Menurut Totok Djuruto, penulis buku Perjalanan Panjang Seorang Dai,  masa revolusi merupakan masa yang sulit bagi Bey Arifin karena harus berpindah-pindah lantaran situasi politik dan keamanan yang tidak menentu. Bey Arifin sempat berpindah ke Madiun bersama istri dan anaknya. Disana ia mendapat tawaran untuk mengajar, menjadi guru agama di Sekolah Menengah Islam (SMI) dan sering diundang berpidato berkeliling daerah Ponorogo, Magetan, Ngawi. Bahkan pada saat meletusnya peristiwa Madiun Affairs (1948 M), Bey Arifin juga hampir ditangkap.

Setelah Cukup lama menetap di Kota Madiun, pada bulan Juli 1949 M, Bey Arifin bisa kembali ke Surabaya. Dengan bantuan beberapa sahabat dan kenalannya ia mendapatkan tempat tinggal dan mengajar di berbagai tempat seperti Yayasan Pendidikan Al- Irsyad dan MES (Modern English School).
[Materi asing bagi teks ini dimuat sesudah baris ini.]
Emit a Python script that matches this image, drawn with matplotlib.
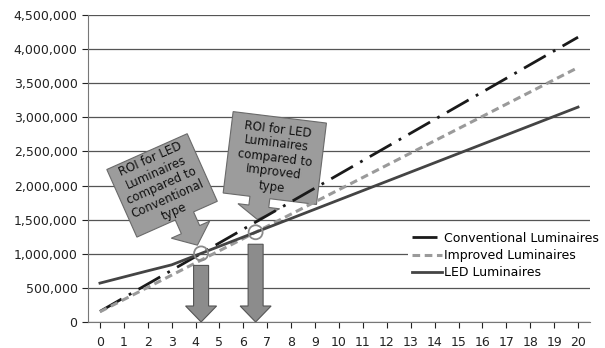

Karena Bey Arifin sudah sangat terkenal, Kolonel Sudirman dari resimen 17 Brawijaya memintanya agar mau terjun sebagai militer. Resimen 17 Brawijaya sedang membutuhkan seorang imam Agama Islam. Bey Arifin menjadi imam tentara pada resimen 17 Brawijaya dengan pangkat letnan satu. Mulailah Bey Arifin dengan tugas barunya memberikan ceramah pembinaan mental Agama Islam bagi para prajurit yang tergabung dalam kompi-kompi. Dengan kemahirannya berpidato dan terkadang juga disertai humor, ia sangat disenangi oleh semua lapisan tentara.  

Bey Arifin terkenal produktif dalam menulis. Beliau menulis beberapa buku dan menerjemah. Tulisannya sering dimuat di berbagai majalah seperti Harian Pelita dan Suara Rakyat. Beberapa buku yang pernah ditulis diantaranya; Rangkaian Cerita Dalam Al-Qur’an (1950 M), Mengenal Tuhan 1 (1960 M) Mengenal Tuhan 2 (1963 M), Samudra al-Fatihah (1966 M), Hidup Sesudah Mati (1969 M), Dinamika Iman (1980 M), Hidup Sebelum Mati (1986 M) dan masih banyak lagi yang lainnya.